The following year the Footloose Forester returned alone to Santo Antão to monitor the progress of our dike construction project. This time, it was definitely going to be overland by mule. He was looking forward to another adventure; he was not disappointed.  The ascent up the face of the steep mountain at the outset of the mule trip was the most remarkable proposition that he ever remembers.  There were a few switchbacks that one could see when standing at the trailhead, but Footloose Forester would have never thought that animals could negotiate that trail, and on a regular basis.  But he usually gave others the benefit of the doubt, so it was not long before he found himself looking back into the valley from a trail so narrow that in some places you could touch the rock face with your left hand and spit into space on your right side.  What a truly haunting memory!  A few places were so narrow, and so steep, that the mule skinner guide asked him to dismount, to be on the safe side.  Footloose was more than happy to oblige.  As he now remembers, a few of the drop-offs were hundreds of feet down, with rocky outcrops along the way. 
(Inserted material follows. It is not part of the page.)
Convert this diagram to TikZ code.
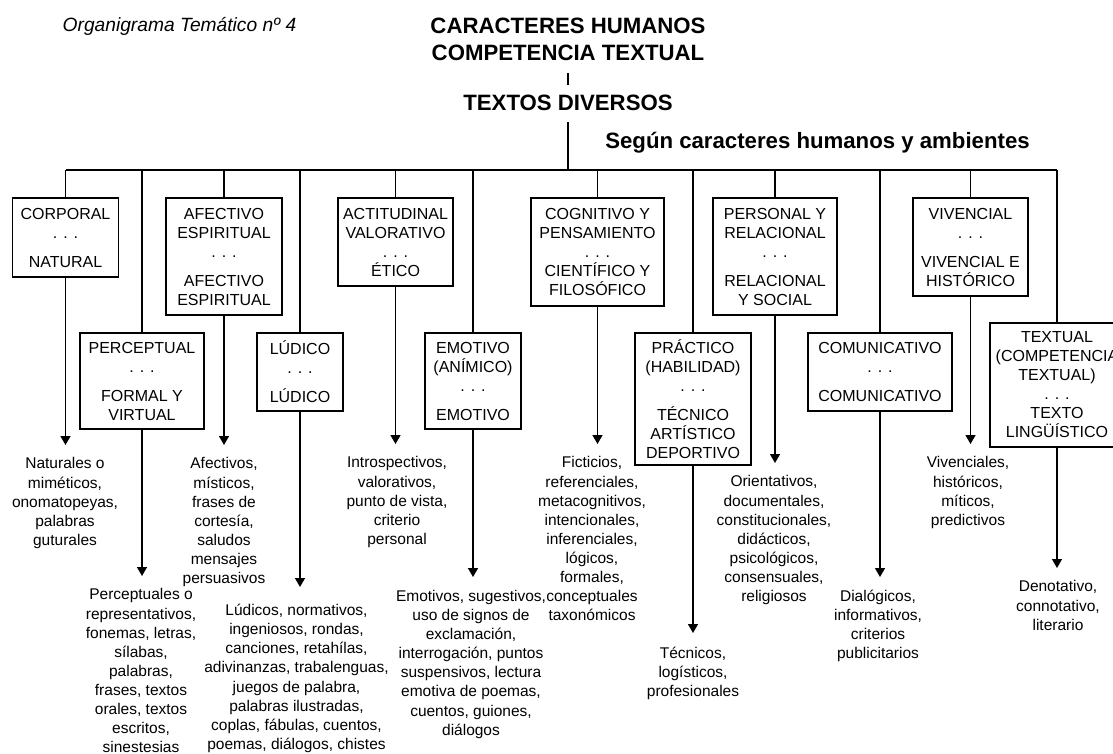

Further along the way, on a long section of ridgeback, he was thrown headlong over the mule’s ears and landed amid a couple of boulders. Between them, but not on them.  On the way back, he was again thrown off the same mule and at the same place, when the cinch strap broke and the saddle came off.  He was thrown backward this time, but again avoided the sharp stones.  By way of analysis, the reason why getting thrown at the same place was because the spot was a contact zone between a steep pitch and the first stretch of level land. The animal lurched forward onto the flat in one direction; and lurched forward to gain a foothold on the slope, in the other direction.  But when you’re lucky, you’re lucky.  No broken bones or lasting pain.  At least that spot was not the scariest sector of that long trail.